● **SUPPLIED INFORMATION**:
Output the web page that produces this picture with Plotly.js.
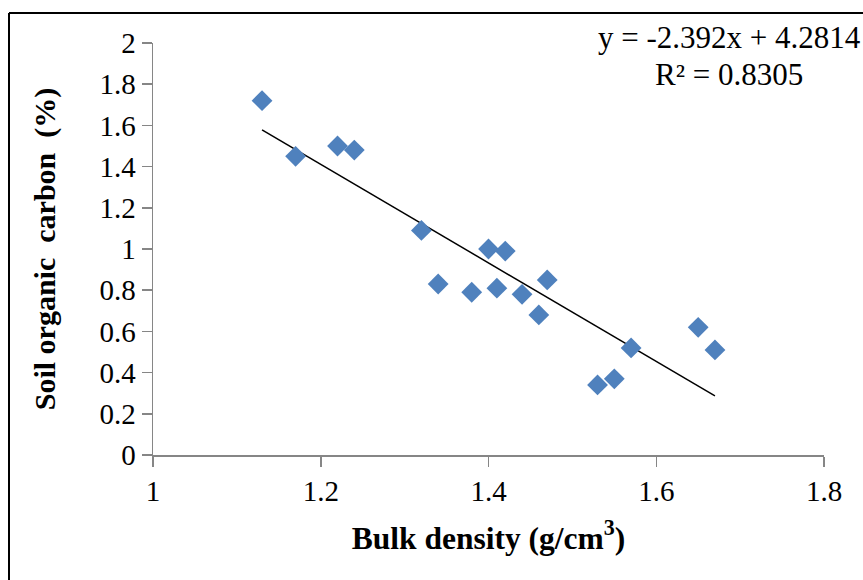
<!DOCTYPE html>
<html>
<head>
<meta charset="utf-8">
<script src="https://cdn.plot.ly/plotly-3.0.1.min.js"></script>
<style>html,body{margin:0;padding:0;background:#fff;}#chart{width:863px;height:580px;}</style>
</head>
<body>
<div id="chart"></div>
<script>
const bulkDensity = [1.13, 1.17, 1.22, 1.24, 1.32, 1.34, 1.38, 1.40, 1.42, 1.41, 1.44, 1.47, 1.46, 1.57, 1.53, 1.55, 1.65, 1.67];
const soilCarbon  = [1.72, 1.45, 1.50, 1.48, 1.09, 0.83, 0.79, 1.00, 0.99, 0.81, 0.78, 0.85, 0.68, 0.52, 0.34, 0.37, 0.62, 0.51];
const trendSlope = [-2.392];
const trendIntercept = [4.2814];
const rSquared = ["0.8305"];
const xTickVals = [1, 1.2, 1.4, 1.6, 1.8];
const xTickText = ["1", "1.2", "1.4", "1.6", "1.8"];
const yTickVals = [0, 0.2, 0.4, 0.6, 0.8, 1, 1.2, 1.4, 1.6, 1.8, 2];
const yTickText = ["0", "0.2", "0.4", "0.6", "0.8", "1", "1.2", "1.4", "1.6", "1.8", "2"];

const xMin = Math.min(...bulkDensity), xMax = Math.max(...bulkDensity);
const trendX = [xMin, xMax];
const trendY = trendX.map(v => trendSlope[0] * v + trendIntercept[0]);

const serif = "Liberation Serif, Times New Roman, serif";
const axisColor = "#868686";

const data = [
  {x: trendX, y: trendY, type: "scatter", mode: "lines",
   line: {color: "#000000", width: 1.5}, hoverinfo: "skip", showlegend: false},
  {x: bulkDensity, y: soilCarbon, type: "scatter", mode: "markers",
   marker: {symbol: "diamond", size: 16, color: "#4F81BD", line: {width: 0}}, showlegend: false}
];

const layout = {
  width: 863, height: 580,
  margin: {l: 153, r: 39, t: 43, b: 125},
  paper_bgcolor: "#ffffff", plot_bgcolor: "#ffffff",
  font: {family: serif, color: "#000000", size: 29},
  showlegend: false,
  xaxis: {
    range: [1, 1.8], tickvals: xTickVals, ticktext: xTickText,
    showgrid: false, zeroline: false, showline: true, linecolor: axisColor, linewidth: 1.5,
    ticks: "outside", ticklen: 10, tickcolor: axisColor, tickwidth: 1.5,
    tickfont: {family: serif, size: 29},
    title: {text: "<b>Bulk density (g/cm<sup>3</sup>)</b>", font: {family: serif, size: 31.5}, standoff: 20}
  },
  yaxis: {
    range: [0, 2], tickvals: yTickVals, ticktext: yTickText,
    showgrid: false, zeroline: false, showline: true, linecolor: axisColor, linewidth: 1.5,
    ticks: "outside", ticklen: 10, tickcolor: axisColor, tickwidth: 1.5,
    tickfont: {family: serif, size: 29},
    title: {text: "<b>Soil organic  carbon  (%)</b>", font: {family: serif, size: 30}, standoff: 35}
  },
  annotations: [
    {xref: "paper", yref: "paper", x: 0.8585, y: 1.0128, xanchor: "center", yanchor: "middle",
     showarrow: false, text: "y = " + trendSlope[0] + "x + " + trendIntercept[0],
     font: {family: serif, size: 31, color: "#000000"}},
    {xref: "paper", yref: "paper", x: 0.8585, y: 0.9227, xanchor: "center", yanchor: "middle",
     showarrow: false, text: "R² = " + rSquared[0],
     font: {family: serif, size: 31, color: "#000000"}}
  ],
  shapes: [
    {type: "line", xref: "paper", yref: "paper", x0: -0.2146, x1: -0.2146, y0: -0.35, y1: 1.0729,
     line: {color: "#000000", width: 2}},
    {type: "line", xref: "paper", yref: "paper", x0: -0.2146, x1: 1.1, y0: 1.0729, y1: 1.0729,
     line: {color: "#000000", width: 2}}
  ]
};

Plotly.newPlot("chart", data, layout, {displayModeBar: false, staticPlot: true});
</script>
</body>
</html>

● **GOAL OF THE EXERCISE**: Your task is to repeat the material above exactly, without its pictures.

● **OUTPUT OF THE EXERCISE**:
Output the web page that produces this picture with Plotly.js.
<!DOCTYPE html>
<html>
<head>
<meta charset="utf-8">
<script src="https://cdn.plot.ly/plotly-3.0.1.min.js"></script>
<style>html,body{margin:0;padding:0;background:#fff;}#chart{width:863px;height:580px;}</style>
</head>
<body>
<div id="chart"></div>
<script>
const bulkDensity = [1.13, 1.17, 1.22, 1.24, 1.32, 1.34, 1.38, 1.40, 1.42, 1.41, 1.44, 1.47, 1.46, 1.57, 1.53, 1.55, 1.65, 1.67];
const soilCarbon  = [1.72, 1.45, 1.50, 1.48, 1.09, 0.83, 0.79, 1.00, 0.99, 0.81, 0.78, 0.85, 0.68, 0.52, 0.34, 0.37, 0.62, 0.51];
const trendSlope = [-2.392];
const trendIntercept = [4.2814];
const rSquared = ["0.8305"];
const xTickVals = [1, 1.2, 1.4, 1.6, 1.8];
const xTickText = ["1", "1.2", "1.4", "1.6", "1.8"];
const yTickVals = [0, 0.2, 0.4, 0.6, 0.8, 1, 1.2, 1.4, 1.6, 1.8, 2];
const yTickText = ["0", "0.2", "0.4", "0.6", "0.8", "1", "1.2", "1.4", "1.6", "1.8", "2"];

const xMin = Math.min(...bulkDensity), xMax = Math.max(...bulkDensity);
const trendX = [xMin, xMax];
const trendY = trendX.map(v => trendSlope[0] * v + trendIntercept[0]);

const serif = "Liberation Serif, Times New Roman, serif";
const axisColor = "#868686";

const data = [
  {x: trendX, y: trendY, type: "scatter", mode: "lines",
   line: {color: "#000000", width: 1.5}, hoverinfo: "skip", showlegend: false},
  {x: bulkDensity, y: soilCarbon, type: "scatter", mode: "markers",
   marker: {symbol: "diamond", size: 16, color: "#4F81BD", line: {width: 0}}, showlegend: false}
];

const layout = {
  width: 863, height: 580,
  margin: {l: 153, r: 39, t: 43, b: 125},
  paper_bgcolor: "#ffffff", plot_bgcolor: "#ffffff",
  font: {family: serif, color: "#000000", size: 29},
  showlegend: false,
  xaxis: {
    range: [1, 1.8], tickvals: xTickVals, ticktext: xTickText,
    showgrid: false, zeroline: false, showline: true, linecolor: axisColor, linewidth: 1.5,
    ticks: "outside", ticklen: 10, tickcolor: axisColor, tickwidth: 1.5,
    tickfont: {family: serif, size: 29},
    title: {text: "<b>Bulk density (g/cm<sup>3</sup>)</b>", font: {family: serif, size: 31.5}, standoff: 20}
  },
  yaxis: {
    range: [0, 2], tickvals: yTickVals, ticktext: yTickText,
    showgrid: false, zeroline: false, showline: true, linecolor: axisColor, linewidth: 1.5,
    ticks: "outside", ticklen: 10, tickcolor: axisColor, tickwidth: 1.5,
    tickfont: {family: serif, size: 29},
    title: {text: "<b>Soil organic  carbon  (%)</b>", font: {family: serif, size: 30}, standoff: 35}
  },
  annotations: [
    {xref: "paper", yref: "paper", x: 0.8585, y: 1.0128, xanchor: "center", yanchor: "middle",
     showarrow: false, text: "y = " + trendSlope[0] + "x + " + trendIntercept[0],
     font: {family: serif, size: 31, color: "#000000"}},
    {xref: "paper", yref: "paper", x: 0.8585, y: 0.9227, xanchor: "center", yanchor: "middle",
     showarrow: false, text: "R² = " + rSquared[0],
     font: {family: serif, size: 31, color: "#000000"}}
  ],
  shapes: [
    {type: "line", xref: "paper", yref: "paper", x0: -0.2146, x1: -0.2146, y0: -0.35, y1: 1.0729,
     line: {color: "#000000", width: 2}},
    {type: "line", xref: "paper", yref: "paper", x0: -0.2146, x1: 1.1, y0: 1.0729, y1: 1.0729,
     line: {color: "#000000", width: 2}}
  ]
};

Plotly.newPlot("chart", data, layout, {displayModeBar: false, staticPlot: true});
</script>
</body>
</html>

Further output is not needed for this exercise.